Bana bu armağanı sunan güzel insan, tabiî ki kişisel hikayemden habersizdi, henüz bilmiyordu şiire olan tutkumu, aşkın yaşam şeklim olduğunu…Yazılar ve sohbetimiz verse de ipuçlarını, aldığım bu güzel hediyenin manevi değerini bir nebze olsun ifade etmek istedim bu yazıyla. Yoksa ne şiir ne şairler konusunda yetkin değilim yazmaya. İyi ki, bir gün uğradığı bu blog vesilesiyle kaynaştı ruhlarımız, kesişti yollarımız.
Hepsini ayrı özenle seçip hazırladığım mektupları, başka başka şişeler içinde bırakıyorum bu blogdan açık denize…sahibine gideceğinden emin bir içsesle.

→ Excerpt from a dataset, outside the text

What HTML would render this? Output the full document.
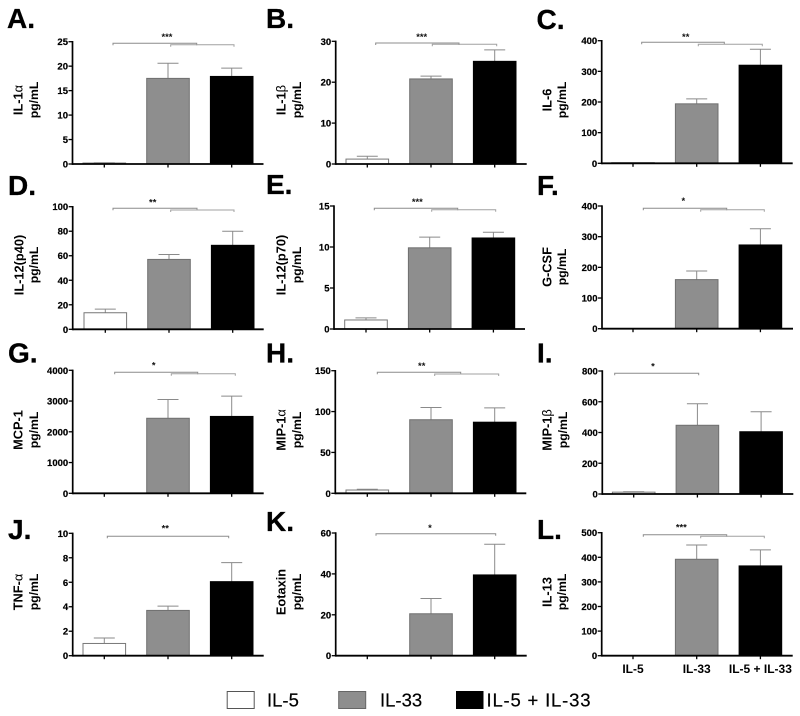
<!DOCTYPE html>
<html lang="en">
<head>
<meta charset="utf-8">
<title>Cytokine panels</title>
<style>
html,body{margin:0;padding:0;background:#fff;}
body{width:800px;height:716px;overflow:hidden;}
svg{display:block;filter:blur(0.35px);}
text{font-family:"Liberation Sans",Arial,sans-serif;}
</style>
</head>
<body>
<svg id="figure" xmlns="http://www.w3.org/2000/svg" width="800" height="716" viewBox="0 0 800 716">
  <rect x="0" y="0" width="800" height="716" fill="#fff"/>
  <g>
    <g>
      <rect x="227.2" y="691.5" width="27" height="17" fill="#fff" stroke="#555" stroke-width="1"/>
      <text x="267" y="706.5" font-size="18.5" fill="#000" stroke="#000" stroke-width="0.2">IL-5</text>
    </g>
    <g>
      <rect x="338.7" y="691.5" width="27" height="17" fill="#8e8e8e" stroke="#666" stroke-width="1"/>
      <text x="380" y="706.5" font-size="18.5" fill="#000" stroke="#000" stroke-width="0.2">IL-33</text>
    </g>
    <g>
      <rect x="456" y="691" width="27.5" height="18" fill="#000"/>
      <text x="486.5" y="706.5" font-size="18.5" fill="#000" stroke="#000" stroke-width="0.2" textLength="104" lengthAdjust="spacing">IL-5 + IL-33</text>
    </g>
  </g>
</svg>
<script>
// ---- chart data ----
const panelLetters = ["A.","B.","C.","D.","E.","F.","G.","H.","I.","J.","K.","L."];
const analyteNames = ["IL-1α","IL-1β","IL-6","IL-12(p40)","IL-12(p70)","G-CSF","MCP-1","MIP-1α","MIP-1β","TNF-α","Eotaxin","IL-13"];
const unitLabel = "pg/mL";
const categories = ["IL-5","IL-33","IL-5 + IL-33"];
const tickLabels = [
  [0,5,10,15,20,25],
  [0,10,20,30],
  [0,100,200,300,400],
  [0,20,40,60,80,100],
  [0,5,10,15],
  [0,100,200,300,400],
  [0,1000,2000,3000,4000],
  [0,50,100,150],
  [0,200,400,600,800],
  [0,2,4,6,8,10],
  [0,20,40,60],
  [0,100,200,300,400,500]
];
const meanIL5   = [0.2,1.2,2,13.5,1.1,0,0,4,12,1,0,0];
const meanIL33  = [17.5,20.8,194,57,9.9,160,2440,90,447,3.7,20.5,392];
const meanCombo = [17.9,25.1,320,68.5,11.1,273,2500,87,405,6.05,39.5,365];
const semIL5    = [0.05,0.7,0,3,0.25,0,0,1,3,0.45,0,0];
const semIL33   = [3.1,0.7,16,4,1.3,28,610,15,140,0.35,7.5,58];
const semCombo  = [1.7,2.8,52,11.5,0.7,53,660,17.5,130,1.55,15,65];
const significance = ["***","***","**","**","***","*","*","**","*","**","*","***"];

// ---- layout (not data) ----
const axisLeft  = [72.5,335.7,601.7,72.7,334,602,72.7,335.3,602.3,72.7,335.7,601.7];
const firstTick = [104.3,367.3,633,105.3,366,633,104.3,367.3,633.7,104.3,367.3,633];
const axisTop   = [41.7,41.3,40.7,206.7,206,206,370.3,370.7,371,533.3,533,532.7];
const axisBase  = [164,164,163.3,329.3,329,328.7,493.3,493.3,494,655.7,655.7,655.7];
const titleLine1X = [18,281,547,19,281,547,18,281,547,18,281,547];
const titleLine2X = [34,297,562,34,297,562,34,297,563,34,297,562];
const titleMidY = [100,100,100,265,265,267,430,430,430,592,592,592];
const letterX = [7,266,536.5,8,266,537,8,266,537,8,266,537];
const letterY = [28,28,29,195,194,195,362.7,362.7,362.7,539,531,539];
const starX = [167,421.7,685.7,152.7,417.3,683.3,153.7,421.7,653,165.3,430,681.3];
const starY = [35,35,35,200.7,200,199,363.7,364,364.5,526.7,526,525.7];
const brackets = [
  [[113,196.7,43.3],[170.7,234,44.7]],
  [[375.7,459,43],[432.3,496.7,44.3]],
  [[641.7,724.3,42.3],[698.3,762.3,44.3]],
  [[113,197,208.3],[170.7,234,210]],
  [[374.3,457.7,208.3],[431.7,495.7,209.7]],
  [[643.3,726.7,208.3],[700.7,764.3,209.7]],
  [[114.7,197.7,372.3],[171.3,235.3,373.7]],
  [[377.3,460.7,372.3],[434.7,498.7,374]],
  [[614.7,698.7,373.3]],
  [[107.3,228.7,536.3]],
  [[376,495.7,533.7]],
  [[643.3,726.7,534.7],[700.7,764.3,536.3]]
];
const categorySpacing = 63.7;
const barWidth = 42.6;
const capWidth = 21;
const axisLength = 191;
const barFill = ["#fff","#8e8e8e","#000"];
const barStroke = ["#777","#6f6f6f","#000"];

const NS = "http://www.w3.org/2000/svg";
const svg = document.getElementById("figure");

function make(tag, attrs, parent) {
  const el = document.createElementNS(NS, tag);
  for (const k in attrs) el.setAttribute(k, attrs[k]);
  parent.appendChild(el);
  return el;
}
function yScale(p, v) {
  const max = tickLabels[p][tickLabels[p].length - 1];
  return axisBase[p] - (v / max) * (axisBase[p] - axisTop[p]);
}
function xScale(p, i) {
  return firstTick[p] + categorySpacing * i;
}
function fillTitle(el, label) {
  // Greek letters are set in a lighter weight, as in the source figure
  label.split(/([αβ])/).forEach(function (part) {
    if (!part) return;
    const t = document.createElementNS(NS, "tspan");
    if (part === "α" || part === "β") t.setAttribute("font-weight", "normal");
    t.textContent = part;
    el.appendChild(t);
  });
}

panelLetters.forEach(function (letter, p) {
  const slug = letter.charAt(0).toLowerCase();
  const g = make("g", {}, svg);
  
  

  const letterEl = make("text", {x: letterX[p], y: letterY[p], "font-size": 28, "font-weight": "bold", fill: "#000", stroke: "#000", "stroke-width": 0.3}, g);
  
  
  letterEl.textContent = letter;

  // y-axis title (two lines)
  const t1 = make("text", {transform: "translate(" + (titleLine1X[p] + 4.5) + "," + titleMidY[p] + ") rotate(-90)", "text-anchor": "middle", "font-size": 12.8, "font-weight": "bold", fill: "#000"}, g);
  
  
  fillTitle(t1, analyteNames[p]);
  const t2 = make("text", {transform: "translate(" + (titleLine2X[p] + 4) + "," + titleMidY[p] + ") rotate(-90)", "text-anchor": "middle", "font-size": 12.2, "font-weight": "bold", fill: "#000"}, g);
  
  
  t2.textContent = unitLabel;

  // series
  const means = [meanIL5[p], meanIL33[p], meanCombo[p]];
  const sems = [semIL5[p], semIL33[p], semCombo[p]];
  means.forEach(function (m, i) {
    if (m <= 0) return;
    const cx = xScale(p, i);
    const yM = yScale(p, m);
    const yE = yScale(p, m + sems[i]);
    const y0 = axisBase[p];
    if (sems[i] > 0) {
      const stem = make("line", {x1: cx, x2: cx, y1: yM, y2: yE, stroke: "#8a8a8a", "stroke-width": 1}, g);
      
      
      const cap = make("line", {x1: cx - capWidth / 2, x2: cx + capWidth / 2, y1: yE, y2: yE, stroke: "#8a8a8a", "stroke-width": 1}, g);
      
      
    }
    const bar = make("rect", {x: cx - barWidth / 2, y: yM, width: barWidth, height: Math.max(y0 - yM, 0.5), fill: barFill[i], stroke: barStroke[i], "stroke-width": 1}, g);
    
    
  });

  // y axis + ticks
  const yAxis = make("line", {x1: axisLeft[p], x2: axisLeft[p], y1: axisTop[p] - 0.7, y2: axisBase[p] + 0.9, stroke: "#000", "stroke-width": 1.7}, g);
  
  
  tickLabels[p].forEach(function (v) {
    const y = yScale(p, v);
    const tick = make("line", {x1: axisLeft[p] - 4, x2: axisLeft[p], y1: y, y2: y, stroke: "#000", "stroke-width": 1.3}, g);
    
    
    const lab = make("text", {x: axisLeft[p] - 4.5, y: y + 3.5, "text-anchor": "end", "font-size": 9.5, "font-weight": "bold", fill: "#000", stroke: "#000", "stroke-width": 0.2}, g);
    
    
    lab.textContent = v;
  });

  // x axis + ticks
  const xAxis = make("line", {x1: axisLeft[p], x2: axisLeft[p] + axisLength, y1: axisBase[p], y2: axisBase[p], stroke: "#000", "stroke-width": 1.8}, g);
  
  
  categories.forEach(function (c, i) {
    const x = xScale(p, i);
    const tick = make("line", {x1: x, x2: x, y1: axisBase[p], y2: axisBase[p] + 3.5, stroke: "#000", "stroke-width": 1.3}, g);
    
    
    if (p === panelLetters.length - 1) {
      const lab = make("text", {x: x, y: axisBase[p] + 17.5, "text-anchor": "middle", "font-size": 12, "font-weight": "bold", fill: "#000"}, g);
      
      
      lab.textContent = c;
    }
  });

  // significance brackets and stars
  brackets[p].forEach(function (b, k) {
    const d = "M" + b[0] + " " + (b[2] + 2) + "V" + b[2] + "H" + b[1] + "V" + (b[2] + 2);
    const path = make("path", {d: d, fill: "none", stroke: k === 0 ? "#8c8c8c" : "#a0a0a0", "stroke-width": 1}, g);
    
    
  });
  const star = make("text", {x: starX[p], y: starY[p] + 5, "text-anchor": "middle", "font-size": 9.4, "font-weight": "bold", fill: "#111"}, g);
  
  
  star.textContent = significance[p];
});
</script>
</body>
</html>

Ve bir gün o mektubun sahibi buluyor şişeyi açıp okuyor bahtına düşen kelimeleri ve dönüp cevaplıyor kalbimi.
İşte bu nedenle, vakit ve dolayısıyla nakit kaybettiğimi söyleyenlere inat, devam edeceğim mektuplarımı göndermeye, yüreğim açık yedi-yirmi dört, ben de buradayım diyene.

Sevgisini sunarken vesile ettiği kitap, kaderin bir cilvesiyle beni aşka düşüren şairimden gelmiş bir mektup oluyor DİLSUHAN’ın ellerinde, ben de o aşkla alıyorum mektubumu elime.
Şairimi görmüş bir gözle göz göze gelmek ise ayrı bir hediye. Ben de, bizleri kardeş kılan Yüce Kudret’e, şükürlerimi sunuyor, bizi, dostluğun zamanın ve mekanın bağlarından azad edeceği güne eriştirmesi dileğiyle son veriyorum söze.
Demek ki, “Erdem’li şairler çekilse de göğümüzden” birer birer başka alemlere, sesleri davudi bir şekilde hala yeryüzünde, birleştiriyor kalpleri en içten kelimelerle. Dua ve muhabbetle.